> _WHAT YOU NEED TO DO_:
Exactly as written, quote every line that follows, skipping the images.

> _RAW DATA_:
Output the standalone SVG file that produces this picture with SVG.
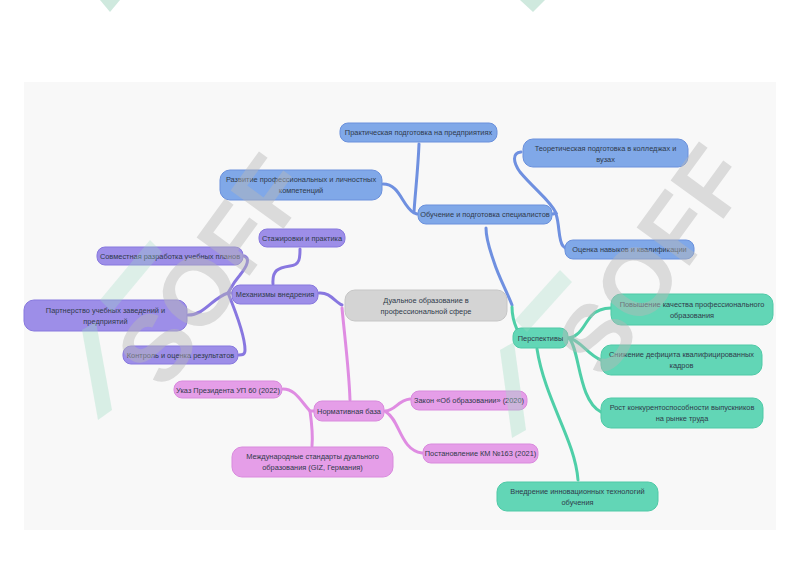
<svg xmlns="http://www.w3.org/2000/svg" width="800" height="565" viewBox="0 0 800 565">
<defs>
<style>
text{font-family:"Liberation Sans",Arial,sans-serif;font-size:7.4px;fill:#2f3a4a;text-anchor:middle}
.blue rect{fill:#80a8e8;stroke:#6a90dc;stroke-width:1}
.purple rect{fill:#9d8ee8;stroke:#8778de;stroke-width:1}
.pink rect{fill:#e59ee8;stroke:#d98add;stroke-width:1}
.green rect{fill:#62d6b6;stroke:#4ec9a6;stroke-width:1}
.center rect{fill:#d4d4d4;stroke:#c6c6c6;stroke-width:1}
.c{fill:none;stroke-width:3;stroke-linecap:round}
.cb{stroke:#6f90e0}.cp{stroke:#8877e0}.ck{stroke:#df8ce2}.cg{stroke:#4fcfa8}
.wm{font-family:"Liberation Sans",Arial,sans-serif;font-weight:bold;font-size:95px;fill:#b8b8b8;opacity:0.45;text-anchor:start}
</style>
</defs>
<rect width="800" height="565" fill="#ffffff"/>
<rect x="24" y="82" width="752" height="448" fill="#f8f8f8"/>
<polygon points="100,0 120,0 110,12" fill="#cfe9de"/>
<polygon points="520,0 545,0 533,12" fill="#cfe9de"/>

<g id="connectors">
<path class="c cb" d="M512,305 C506,290 498,275 494,262 C490,250 486,240 486,228"/>
<path class="c cb" d="M419,144 C418,170 415,195 414,212"/>
<path class="c cb" d="M383,184 C400,184 402,206 414,213 L417,214"/>
<path class="c cb" d="M521,152 C512,153 513,162 520,172 C535,190 550,200 556,213 L553,214"/>
<path class="c cb" d="M556,214 C560,226 558,240 563,246 C566,249 568,249 566,249"/>
<path class="c cg" d="M512,307 C512,320 516,327 518,332"/>
<path class="c cg" d="M569,338 C585,335 585,315 600,310 C605,308 608,308 611,308"/>
<path class="c cg" d="M569,338 C580,340 588,355 601,360"/>
<path class="c cg" d="M569,338 C580,350 578,400 601,412"/>
<path class="c cg" d="M537,349 C545,400 575,440 578,480"/>
<path class="c cp" d="M319,293 C330,292 335,302 342,305"/>
<path class="c cp" d="M244,256 C250,258 248,265 240,275 C233,283 230,290 228,293"/>
<path class="c cp" d="M188,315 C205,315 212,298 228,293 L232,293"/>
<path class="c cp" d="M228,293 C235,310 245,335 245,350 C245,355 242,355 239,355"/>
<path class="c cp" d="M273,284 C272,270 278,268 290,266 C300,265 300,258 300,249"/>
<path class="c ck" d="M342,308 C345,340 349,370 350,400"/>
<path class="c ck" d="M283,389 C295,389 300,400 310,411 L314,411"/>
<path class="c ck" d="M310,411 C312,425 313,435 312,446"/>
<path class="c ck" d="M385,411 C395,411 398,400 410,399"/>
<path class="c ck" d="M386,412 C400,420 400,450 422,453"/>
</g>

<g id="n_center" class="center"><rect x="345" y="290" width="162" height="31" rx="10"/><text x="426" y="303">Дуальное образование в</text><text x="426" y="314">профессиональной сфере</text></g>

<g id="n_obuch" class="blue"><rect x="418" y="205" width="134" height="19" rx="8"/><text x="485" y="217">Обучение и подготовка специалистов</text></g>
<g id="n_prak" class="blue"><rect x="340" y="123" width="157" height="19" rx="8"/><text x="418.5" y="135">Практическая подготовка на предприятиях</text></g>
<g id="n_teor" class="blue"><rect x="523" y="139" width="165" height="28" rx="10"/><text x="605.5" y="151">Теоретическая подготовка в колледжах и</text><text x="605.5" y="162">вузах</text></g>
<g id="n_razv" class="blue"><rect x="220" y="170" width="162" height="30" rx="10"/><text x="301" y="182">Развитие профессиональных и личностных</text><text x="301" y="193">компетенций</text></g>
<g id="n_ocen" class="blue"><rect x="565" y="240" width="129" height="19" rx="8"/><text x="629.5" y="252">Оценка навыков и квалификации</text></g>

<g id="n_mech" class="purple"><rect x="232" y="285" width="86" height="19" rx="8"/><text x="275" y="297">Механизмы внедрения</text></g>
<g id="n_stazh" class="purple"><rect x="259" y="229" width="86" height="18" rx="8"/><text x="302" y="241">Стажировки и практика</text></g>
<g id="n_sovm" class="purple"><rect x="97" y="247" width="146" height="18" rx="8"/><text x="170" y="259">Совместная разработка учебных планов</text></g>
<g id="n_partn" class="purple"><rect x="24" y="300" width="163" height="31" rx="10"/><text x="105.5" y="313">Партнерство учебных заведений и</text><text x="105.5" y="324">предприятий</text></g>
<g id="n_kontr" class="purple"><rect x="123" y="346" width="115" height="18" rx="8"/><text x="180.5" y="358">Контроль и оценка результатов</text></g>

<g id="n_norm" class="pink"><rect x="314" y="401" width="70" height="20" rx="8"/><text x="349" y="414">Нормативная база</text></g>
<g id="n_ukaz" class="pink"><rect x="174" y="381" width="108" height="17" rx="8"/><text x="228" y="392.5">Указ Президента УП 60 (2022)</text></g>
<g id="n_zakon" class="pink"><rect x="411" y="391" width="116" height="19" rx="8"/><text x="469" y="403">Закон «Об образовании» (2020)</text></g>
<g id="n_post" class="pink"><rect x="423" y="444" width="115" height="19" rx="8"/><text x="480.5" y="456">Постановление КМ №163 (2021)</text></g>
<g id="n_mezh" class="pink"><rect x="232" y="447" width="161" height="30" rx="10"/><text x="312.5" y="459">Международные стандарты дуального</text><text x="312.5" y="470">образования (GIZ, Германия)</text></g>

<g id="n_persp" class="green"><rect x="513" y="328" width="55" height="20" rx="8"/><text x="540.5" y="341">Перспективы</text></g>
<g id="n_pov" class="green"><rect x="611" y="294" width="162" height="31" rx="10"/><text x="692" y="307">Повышение качества профессионального</text><text x="692" y="318">образования</text></g>
<g id="n_sniz" class="green"><rect x="601" y="345" width="161" height="30" rx="10"/><text x="681.5" y="357">Снижение дефицита квалифицированных</text><text x="681.5" y="368">кадров</text></g>
<g id="n_rost" class="green"><rect x="601" y="398" width="162" height="30" rx="10"/><text x="682" y="410">Рост конкурентоспособности выпускников</text><text x="682" y="421">на рынке труда</text></g>
<g id="n_vnedr" class="green"><rect x="497" y="482" width="161" height="29" rx="10"/><text x="577.5" y="494">Внедрение инновационных технологий</text><text x="577.5" y="505">обучения</text></g>

<g id="watermark">
<polygon points="82,330 96,322 112,410 98,420" fill="#9fdcc3" opacity="0.35"/>
<polygon points="100,300 150,240 162,252 112,312" fill="#9fdcc3" opacity="0.3"/>
<polygon points="500,350 514,342 526,430 512,438" fill="#9fdcc3" opacity="0.35"/>
<polygon points="515,320 560,270 572,282 527,332" fill="#9fdcc3" opacity="0.3"/>
<text class="wm" transform="translate(165,392) rotate(-54)">SOFF</text>
<text class="wm" transform="translate(605,382) rotate(-54)">SOFF</text>
</g>
</svg>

> _OUTPUT_:
Output the standalone SVG file that produces this picture with SVG.
<svg xmlns="http://www.w3.org/2000/svg" width="800" height="565" viewBox="0 0 800 565">
<defs>
<style>
text{font-family:"Liberation Sans",Arial,sans-serif;font-size:7.4px;fill:#2f3a4a;text-anchor:middle}
.blue rect{fill:#80a8e8;stroke:#6a90dc;stroke-width:1}
.purple rect{fill:#9d8ee8;stroke:#8778de;stroke-width:1}
.pink rect{fill:#e59ee8;stroke:#d98add;stroke-width:1}
.green rect{fill:#62d6b6;stroke:#4ec9a6;stroke-width:1}
.center rect{fill:#d4d4d4;stroke:#c6c6c6;stroke-width:1}
.c{fill:none;stroke-width:3;stroke-linecap:round}
.cb{stroke:#6f90e0}.cp{stroke:#8877e0}.ck{stroke:#df8ce2}.cg{stroke:#4fcfa8}
.wm{font-family:"Liberation Sans",Arial,sans-serif;font-weight:bold;font-size:95px;fill:#b8b8b8;opacity:0.45;text-anchor:start}
</style>
</defs>
<rect width="800" height="565" fill="#ffffff"/>
<rect x="24" y="82" width="752" height="448" fill="#f8f8f8"/>
<polygon points="100,0 120,0 110,12" fill="#cfe9de"/>
<polygon points="520,0 545,0 533,12" fill="#cfe9de"/>

<g id="connectors">
<path class="c cb" d="M512,305 C506,290 498,275 494,262 C490,250 486,240 486,228"/>
<path class="c cb" d="M419,144 C418,170 415,195 414,212"/>
<path class="c cb" d="M383,184 C400,184 402,206 414,213 L417,214"/>
<path class="c cb" d="M521,152 C512,153 513,162 520,172 C535,190 550,200 556,213 L553,214"/>
<path class="c cb" d="M556,214 C560,226 558,240 563,246 C566,249 568,249 566,249"/>
<path class="c cg" d="M512,307 C512,320 516,327 518,332"/>
<path class="c cg" d="M569,338 C585,335 585,315 600,310 C605,308 608,308 611,308"/>
<path class="c cg" d="M569,338 C580,340 588,355 601,360"/>
<path class="c cg" d="M569,338 C580,350 578,400 601,412"/>
<path class="c cg" d="M537,349 C545,400 575,440 578,480"/>
<path class="c cp" d="M319,293 C330,292 335,302 342,305"/>
<path class="c cp" d="M244,256 C250,258 248,265 240,275 C233,283 230,290 228,293"/>
<path class="c cp" d="M188,315 C205,315 212,298 228,293 L232,293"/>
<path class="c cp" d="M228,293 C235,310 245,335 245,350 C245,355 242,355 239,355"/>
<path class="c cp" d="M273,284 C272,270 278,268 290,266 C300,265 300,258 300,249"/>
<path class="c ck" d="M342,308 C345,340 349,370 350,400"/>
<path class="c ck" d="M283,389 C295,389 300,400 310,411 L314,411"/>
<path class="c ck" d="M310,411 C312,425 313,435 312,446"/>
<path class="c ck" d="M385,411 C395,411 398,400 410,399"/>
<path class="c ck" d="M386,412 C400,420 400,450 422,453"/>
</g>

<g id="n_center" class="center"><rect x="345" y="290" width="162" height="31" rx="10"/><text x="426" y="303">Дуальное образование в</text><text x="426" y="314">профессиональной сфере</text></g>

<g id="n_obuch" class="blue"><rect x="418" y="205" width="134" height="19" rx="8"/><text x="485" y="217">Обучение и подготовка специалистов</text></g>
<g id="n_prak" class="blue"><rect x="340" y="123" width="157" height="19" rx="8"/><text x="418.5" y="135">Практическая подготовка на предприятиях</text></g>
<g id="n_teor" class="blue"><rect x="523" y="139" width="165" height="28" rx="10"/><text x="605.5" y="151">Теоретическая подготовка в колледжах и</text><text x="605.5" y="162">вузах</text></g>
<g id="n_razv" class="blue"><rect x="220" y="170" width="162" height="30" rx="10"/><text x="301" y="182">Развитие профессиональных и личностных</text><text x="301" y="193">компетенций</text></g>
<g id="n_ocen" class="blue"><rect x="565" y="240" width="129" height="19" rx="8"/><text x="629.5" y="252">Оценка навыков и квалификации</text></g>

<g id="n_mech" class="purple"><rect x="232" y="285" width="86" height="19" rx="8"/><text x="275" y="297">Механизмы внедрения</text></g>
<g id="n_stazh" class="purple"><rect x="259" y="229" width="86" height="18" rx="8"/><text x="302" y="241">Стажировки и практика</text></g>
<g id="n_sovm" class="purple"><rect x="97" y="247" width="146" height="18" rx="8"/><text x="170" y="259">Совместная разработка учебных планов</text></g>
<g id="n_partn" class="purple"><rect x="24" y="300" width="163" height="31" rx="10"/><text x="105.5" y="313">Партнерство учебных заведений и</text><text x="105.5" y="324">предприятий</text></g>
<g id="n_kontr" class="purple"><rect x="123" y="346" width="115" height="18" rx="8"/><text x="180.5" y="358">Контроль и оценка результатов</text></g>

<g id="n_norm" class="pink"><rect x="314" y="401" width="70" height="20" rx="8"/><text x="349" y="414">Нормативная база</text></g>
<g id="n_ukaz" class="pink"><rect x="174" y="381" width="108" height="17" rx="8"/><text x="228" y="392.5">Указ Президента УП 60 (2022)</text></g>
<g id="n_zakon" class="pink"><rect x="411" y="391" width="116" height="19" rx="8"/><text x="469" y="403">Закон «Об образовании» (2020)</text></g>
<g id="n_post" class="pink"><rect x="423" y="444" width="115" height="19" rx="8"/><text x="480.5" y="456">Постановление КМ №163 (2021)</text></g>
<g id="n_mezh" class="pink"><rect x="232" y="447" width="161" height="30" rx="10"/><text x="312.5" y="459">Международные стандарты дуального</text><text x="312.5" y="470">образования (GIZ, Германия)</text></g>

<g id="n_persp" class="green"><rect x="513" y="328" width="55" height="20" rx="8"/><text x="540.5" y="341">Перспективы</text></g>
<g id="n_pov" class="green"><rect x="611" y="294" width="162" height="31" rx="10"/><text x="692" y="307">Повышение качества профессионального</text><text x="692" y="318">образования</text></g>
<g id="n_sniz" class="green"><rect x="601" y="345" width="161" height="30" rx="10"/><text x="681.5" y="357">Снижение дефицита квалифицированных</text><text x="681.5" y="368">кадров</text></g>
<g id="n_rost" class="green"><rect x="601" y="398" width="162" height="30" rx="10"/><text x="682" y="410">Рост конкурентоспособности выпускников</text><text x="682" y="421">на рынке труда</text></g>
<g id="n_vnedr" class="green"><rect x="497" y="482" width="161" height="29" rx="10"/><text x="577.5" y="494">Внедрение инновационных технологий</text><text x="577.5" y="505">обучения</text></g>

<g id="watermark">
<polygon points="82,330 96,322 112,410 98,420" fill="#9fdcc3" opacity="0.35"/>
<polygon points="100,300 150,240 162,252 112,312" fill="#9fdcc3" opacity="0.3"/>
<polygon points="500,350 514,342 526,430 512,438" fill="#9fdcc3" opacity="0.35"/>
<polygon points="515,320 560,270 572,282 527,332" fill="#9fdcc3" opacity="0.3"/>
<text class="wm" transform="translate(165,392) rotate(-54)">SOFF</text>
<text class="wm" transform="translate(605,382) rotate(-54)">SOFF</text>
</g>
</svg>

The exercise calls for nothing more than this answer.